• **DATA EXTRACT**
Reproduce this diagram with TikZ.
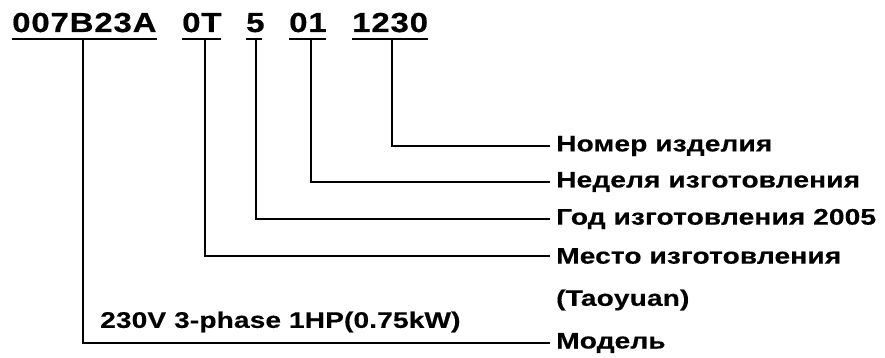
\documentclass[tikz,border=0pt]{standalone}
\usepackage{fontspec}
\setmainfont{Liberation Sans}
\newfontfamily\lblfont{Liberation Sans}[FakeStretch=1.25,LetterSpace=0.5,FakeBold=0.4]
\newfontfamily\codefont{Liberation Sans}[FakeStretch=1.2,LetterSpace=3,FakeBold=0.6]
\begin{document}
\begin{tikzpicture}[x=1pt,y=-1pt,
  code/.style={inner sep=0pt,anchor=base west,font=\codefont\bfseries\fontsize{27.5}{30}\selectfont},
  lbl/.style={inner xsep=6pt,inner ysep=0pt,anchor=west,font=\lblfont\bfseries\fontsize{22.5}{25}\selectfont},
  ulin/.style={line width=2pt},
  lead/.style={line width=2.6pt}]
\useasboundingbox (0,0) rectangle (885,358);
% top codes
\node[code] (c1) at (12,32) {007B23A};
\node[code] (c2) at (182,32) {0T};
\node[code] (c3) at (246,32) {5};
\node[code] (c4) at (289,32) {01};
\node[code] (c5) at (352,32) {1230};
% underlines
\coordinate (u1a) at (12,39.5);  \coordinate (u1b) at (157,39.5);
\coordinate (u2a) at (182,39.5); \coordinate (u2b) at (221,39.5);
\coordinate (u3a) at (246,39.5); \coordinate (u3b) at (262,39.5);
\coordinate (u4a) at (289,39.5); \coordinate (u4b) at (326,39.5);
\coordinate (u5a) at (352,39.5); \coordinate (u5b) at (428,39.5);
\foreach \i in {1,...,5} {\draw[ulin] (u\i a) -- (u\i b);}
% tap points
\coordinate (t1) at (83,39.5);
\coordinate (t2) at (205,39.5);
\coordinate (t3) at (256,39.5);
\coordinate (t4) at (311,39.5);
\coordinate (t5) at (392,39.5);
% labels
\node[lbl] (l5) at (550,146) {Номер изделия};
\node[lbl] (l4) at (550,182) {Неделя изготовления};
\node[lbl] (l3) at (550,219) {Год изготовления 2005};
\node[lbl] (l2) at (550,256) {Место изготовления};
\node[lbl] (l2b) at (550,300) {(Taoyuan)};
\node[lbl] (l1) at (550,343) {Модель};
\node[lbl,inner xsep=0pt] (spec) at (100,322) {230V 3-phase 1HP(0.75kW)};
% leaders
\draw[lead] (t5) |- (l5.west);
\draw[lead] (t4) |- (l4.west);
\draw[lead] (t3) |- (l3.west);
\draw[lead] (t2) |- (l2.west);
\draw[lead] (t1) |- (l1.west);
\end{tikzpicture}
\end{document}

• **WORK TO COMPLETE**
Reproduce the data verbatim. Do not carry any picture into the copy.

• **COMPLETE RESPONSE**
Reproduce this diagram with TikZ.
\documentclass[tikz,border=0pt]{standalone}
\usepackage{fontspec}
\setmainfont{Liberation Sans}
\newfontfamily\lblfont{Liberation Sans}[FakeStretch=1.25,LetterSpace=0.5,FakeBold=0.4]
\newfontfamily\codefont{Liberation Sans}[FakeStretch=1.2,LetterSpace=3,FakeBold=0.6]
\begin{document}
\begin{tikzpicture}[x=1pt,y=-1pt,
  code/.style={inner sep=0pt,anchor=base west,font=\codefont\bfseries\fontsize{27.5}{30}\selectfont},
  lbl/.style={inner xsep=6pt,inner ysep=0pt,anchor=west,font=\lblfont\bfseries\fontsize{22.5}{25}\selectfont},
  ulin/.style={line width=2pt},
  lead/.style={line width=2.6pt}]
\useasboundingbox (0,0) rectangle (885,358);
% top codes
\node[code] (c1) at (12,32) {007B23A};
\node[code] (c2) at (182,32) {0T};
\node[code] (c3) at (246,32) {5};
\node[code] (c4) at (289,32) {01};
\node[code] (c5) at (352,32) {1230};
% underlines
\coordinate (u1a) at (12,39.5);  \coordinate (u1b) at (157,39.5);
\coordinate (u2a) at (182,39.5); \coordinate (u2b) at (221,39.5);
\coordinate (u3a) at (246,39.5); \coordinate (u3b) at (262,39.5);
\coordinate (u4a) at (289,39.5); \coordinate (u4b) at (326,39.5);
\coordinate (u5a) at (352,39.5); \coordinate (u5b) at (428,39.5);
\foreach \i in {1,...,5} {\draw[ulin] (u\i a) -- (u\i b);}
% tap points
\coordinate (t1) at (83,39.5);
\coordinate (t2) at (205,39.5);
\coordinate (t3) at (256,39.5);
\coordinate (t4) at (311,39.5);
\coordinate (t5) at (392,39.5);
% labels
\node[lbl] (l5) at (550,146) {Номер изделия};
\node[lbl] (l4) at (550,182) {Неделя изготовления};
\node[lbl] (l3) at (550,219) {Год изготовления 2005};
\node[lbl] (l2) at (550,256) {Место изготовления};
\node[lbl] (l2b) at (550,300) {(Taoyuan)};
\node[lbl] (l1) at (550,343) {Модель};
\node[lbl,inner xsep=0pt] (spec) at (100,322) {230V 3-phase 1HP(0.75kW)};
% leaders
\draw[lead] (t5) |- (l5.west);
\draw[lead] (t4) |- (l4.west);
\draw[lead] (t3) |- (l3.west);
\draw[lead] (t2) |- (l2.west);
\draw[lead] (t1) |- (l1.west);
\end{tikzpicture}
\end{document}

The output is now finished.